感染症 子どもの病気 教えて!ドクター
発熱して医療機関を受診すると多くの人が「カゼですよ」と診断されることが多いと思います。では、小児科医は、どのようなことに注意して診察しているのでしょうか。
まず、発熱の原因を考える時に、カゼの症状を「咳の出るカゼ」と「咳の出ないカゼ」に分けます。咳の出るカゼは、上気道炎から下気道炎などをおこす病原体があげられ、咳の出ないカゼは咽頭・扁桃炎を起こす病原体を考えて診察します。
同じ病原体でも年齢やアレルギー性鼻炎の有無で症状が異なることは、よく経験します。
6ヵ月未満の赤ちゃんでは、お母さんの臍帯を通して病原体の抵抗力を持っていることが多いので、発熱や症状が軽いとされていますが、鼻腔スペース・気管支などが狭くできているので、チョッとした分泌物でも呼吸苦が起こります。
アレルギー性鼻炎のある年長児では、鼻カゼでも症状が強く長引くこともよく経験します。
流行している病原体は通園・通学施設・地域や季節によって異なります。そのため、病原体の流行を早く発見し、周知することも、地域の小児科医の大切な仕事です。
医療定点では、病気のお子さん方からいただいた検体を、地方衛生研究所に届け、培養法、遺伝子学的検査法(PCR法)などを用いて病原体を特定することもあります。
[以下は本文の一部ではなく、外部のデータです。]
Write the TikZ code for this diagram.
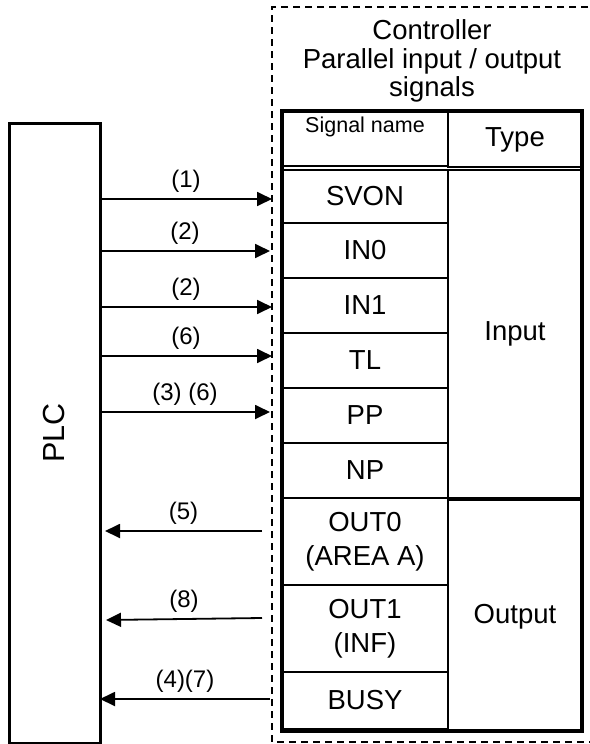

病原体の中には、医療機関で、迅速診断キットを用いて特定できるものがあります。
現在、用いられているものとして、インフルエンザ、RSウイルス、アデノウイルス、溶連菌、ロタウイルス、ノロウイルスなどがあります。
迅速診断は、集団感染が認められたときに簡便に診断ができ有効な対策を講じることができることも事実ですが、すべての病原体を必ず診断できるわけではありません。